Most sporting events are characterized by long stretches of calm, less interesting play that is occasionally accented by higher intensity action. Consider for a moment how much actual action there is in a typical football or baseball game. Intuitively, most sports fans know that the bulk of the three-hour event is consumed by time between plays and pitches. Still, it’s shocking to see the numbers from the Wall Street Journal, which point out that there are only 11 minutes of action in a typical football game and a mere 18 minutes in a typical baseball game.

 

A transformational opportunity

There is so much more they can do. Recent advances in neural network technology have enabled an array of features to be extracted from streaming video. The applications are broad and the impacts significant. In this sports media context, the opportunity is nothing short of transformational.

Computers can now be trained to programmatically classify the action in the underlying video.
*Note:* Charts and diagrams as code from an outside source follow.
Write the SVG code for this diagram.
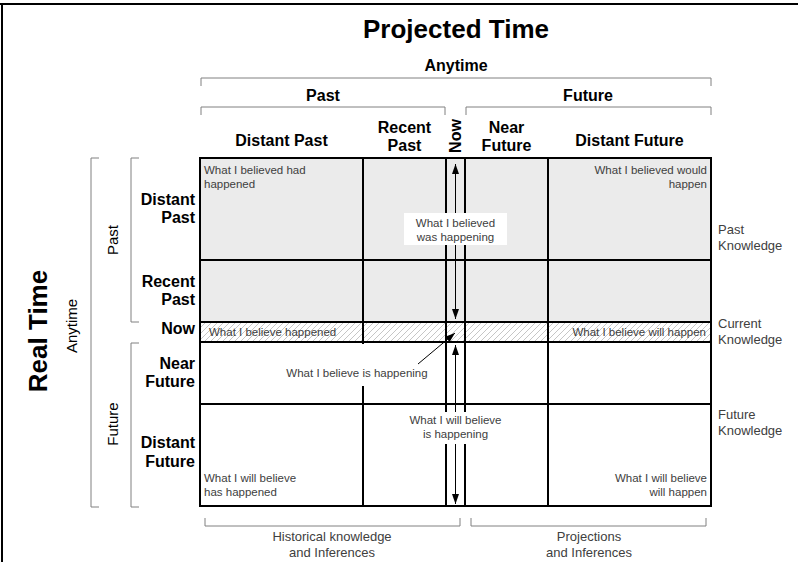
<svg xmlns="http://www.w3.org/2000/svg" width="798" height="562" viewBox="0 0 798 562">
<defs>
<pattern id="hatch" width="6" height="6" patternUnits="userSpaceOnUse">
<path d="M-1,1 L1,-1 M0,6 L6,0 M5,7 L7,5" stroke="#b8b8b8" stroke-width="0.8"/>
</pattern>
<marker id="ah" viewBox="0 0 10 10" refX="10" refY="5" markerWidth="10" markerHeight="10" markerUnits="userSpaceOnUse" orient="auto-start-reverse">
<path d="M0,1.5 L10,5 L0,8.5 z" fill="#000"/>
</marker>
</defs>
<style>
text{font-family:"Liberation Sans",Arial,sans-serif}
.h{font-weight:bold;font-size:16px;fill:#000}
.v{font-size:15px;fill:#000}
.t{font-weight:bold;font-size:26px;fill:#000}
.c{font-size:11.5px;fill:#404040}
.r{font-size:13px;fill:#404040}
.br{fill:none;stroke:#808080;stroke-width:1}
.g{stroke:#000;stroke-width:2;fill:none}
.box{fill:#fff}
</style>
<rect width="798" height="562" fill="#fff"/>
<path d="M0,4 H798 M2,3 V562" stroke="#000" stroke-width="2" fill="none"/>

<g id="title">
<text class="t" x="456" y="38" text-anchor="middle">Projected Time</text>
<text class="t" transform="translate(47,331) rotate(-90)" text-anchor="middle">Real Time</text>
</g>

<g id="top-headers">
<text class="h" x="456" y="71" text-anchor="middle">Anytime</text>
<path class="br" d="M201,86 V78 H711 V86"/>
<text class="h" x="323" y="101" text-anchor="middle">Past</text>
<text class="h" x="588" y="101" text-anchor="middle">Future</text>
<path class="br" d="M201,115 V107 H445 V115 M466,115 V107 H711 V115"/>
<text class="h" x="281.5" y="146" text-anchor="middle">Distant Past</text>
<text class="h" x="404.5" text-anchor="middle"><tspan x="404.5" y="133">Recent</tspan><tspan x="404.5" y="151">Past</tspan></text>
<text class="h" transform="translate(461,136) rotate(-90)" text-anchor="middle">Now</text>
<text class="h" x="506.5" text-anchor="middle"><tspan x="506.5" y="133">Near</tspan><tspan x="506.5" y="151">Future</tspan></text>
<text class="h" x="629.5" y="146" text-anchor="middle">Distant Future</text>
</g>

<g id="left-headers">
<text class="v" transform="translate(77,326) rotate(-90)" text-anchor="middle">Anytime</text>
<path class="br" d="M99,158 H91 V507 H99"/>
<text class="v" transform="translate(118,240) rotate(-90)" text-anchor="middle">Past</text>
<path class="br" d="M139,158 H131 V322 H139"/>
<text class="v" transform="translate(118,424) rotate(-90)" text-anchor="middle">Future</text>
<path class="br" d="M139,343 H131 V507 H139"/>
<text class="h" text-anchor="end"><tspan x="195" y="205">Distant</tspan><tspan x="195" y="223">Past</tspan></text>
<text class="h" text-anchor="end"><tspan x="195" y="287">Recent</tspan><tspan x="195" y="305">Past</tspan></text>
<text class="h" x="195" y="334" text-anchor="end">Now</text>
<text class="h" text-anchor="end"><tspan x="195" y="369">Near</tspan><tspan x="195" y="387">Future</tspan></text>
<text class="h" text-anchor="end"><tspan x="195" y="448">Distant</tspan><tspan x="195" y="467">Future</tspan></text>
</g>

<g id="grid">
<rect x="200" y="158" width="511" height="164" fill="#ebebeb"/>
<rect x="200" y="322" width="511" height="20" fill="url(#hatch)"/>
<rect x="200" y="158" width="511" height="348" class="g"/>
<path class="g" d="M200,260 H711 M200,322 H711 M200,342 H711 M200,404 H711 M363,158 V506 M446,158 V506 M465,158 V506 M548,158 V506"/>
</g>

<g id="cell-texts">
<text class="c"><tspan x="204" y="174">What I believed had</tspan><tspan x="204" y="188">happened</tspan></text>
<text class="c" text-anchor="end"><tspan x="707" y="174">What I believed would</tspan><tspan x="707" y="188">happen</tspan></text>
<text class="c" x="209" y="336">What I believe happened</text>
<text class="c" x="706" y="336" text-anchor="end">What I believe will happen</text>
<text class="c"><tspan x="204" y="482">What I will believe</tspan><tspan x="204" y="496">has happened</tspan></text>
<text class="c" text-anchor="end"><tspan x="707" y="482">What I will believe</tspan><tspan x="707" y="496">will happen</tspan></text>
</g>

<g id="connectors">
<line x1="455.5" y1="164" x2="455.5" y2="319" stroke="#000" stroke-width="1" marker-start="url(#ah)" marker-end="url(#ah)"/>
<line x1="455.5" y1="345" x2="455.5" y2="504" stroke="#000" stroke-width="1" marker-start="url(#ah)" marker-end="url(#ah)"/>
</g>

<g id="label-was-happening">
<rect class="box" x="404" y="213" width="103" height="32"/>
<text class="c" text-anchor="middle"><tspan x="455.5" y="227">What I believed</tspan><tspan x="455.5" y="241">was happening</tspan></text>
</g>

<g id="label-is-happening">
<rect class="box" x="288" y="344" width="146" height="42"/>
<text class="c" x="357" y="377" text-anchor="middle">What I believe is happening</text>
</g>

<g id="label-will-be-happening">
<rect class="box" x="407" y="412" width="98" height="32"/>
<text class="c" text-anchor="middle"><tspan x="455.5" y="424">What I will believe</tspan><tspan x="455.5" y="438">is happening</tspan></text>
</g>

<g id="connector-diag">
<line x1="418" y1="364" x2="455" y2="333" stroke="#000" stroke-width="1" marker-end="url(#ah)"/>
</g>

<g id="right-labels">
<text class="r"><tspan x="718" y="234">Past</tspan><tspan x="718" y="250">Knowledge</tspan></text>
<text class="r"><tspan x="718" y="328">Current</tspan><tspan x="718" y="344">Knowledge</tspan></text>
<text class="r"><tspan x="718" y="419">Future</tspan><tspan x="718" y="435">Knowledge</tspan></text>
</g>

<g id="bottom-labels">
<path class="br" d="M205,518 V526 H460 V518 M471,518 V526 H706 V518"/>
<text class="r" text-anchor="middle"><tspan x="332" y="541">Historical knowledge</tspan><tspan x="332" y="557">and Inferences</tspan></text>
<text class="r" text-anchor="middle"><tspan x="589" y="541">Projections</tspan><tspan x="589" y="557">and Inferences</tspan></text>
</g>
</svg>
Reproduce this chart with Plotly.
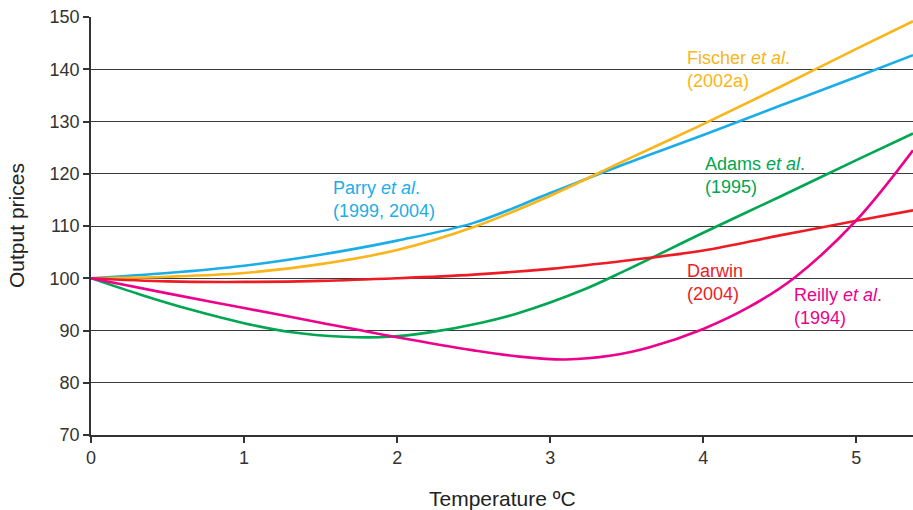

With intelligence around what happens where in the game video, the productization opportunities are endless. Fans could catch all of the action, or whatever plays and players are most important to them, in just a few minutes. With a large indexed database of sports media content, the leagues could present near unlimited content personalization to fans.

Want to see David Ortiz’s last ten home runs? Done.

Want to see Tom Brady’s last ten TD passes? You’re welcome.

Robust features like these will drive engagement and revenue. With this level of control, fans are more likely to subscribe to premium offerings, offering predictable recurring revenue that will outpace advertising in the long run.

Computer-driven, personalized content is going to happen. It’s going to be amazing, and we are one step closer to getting there.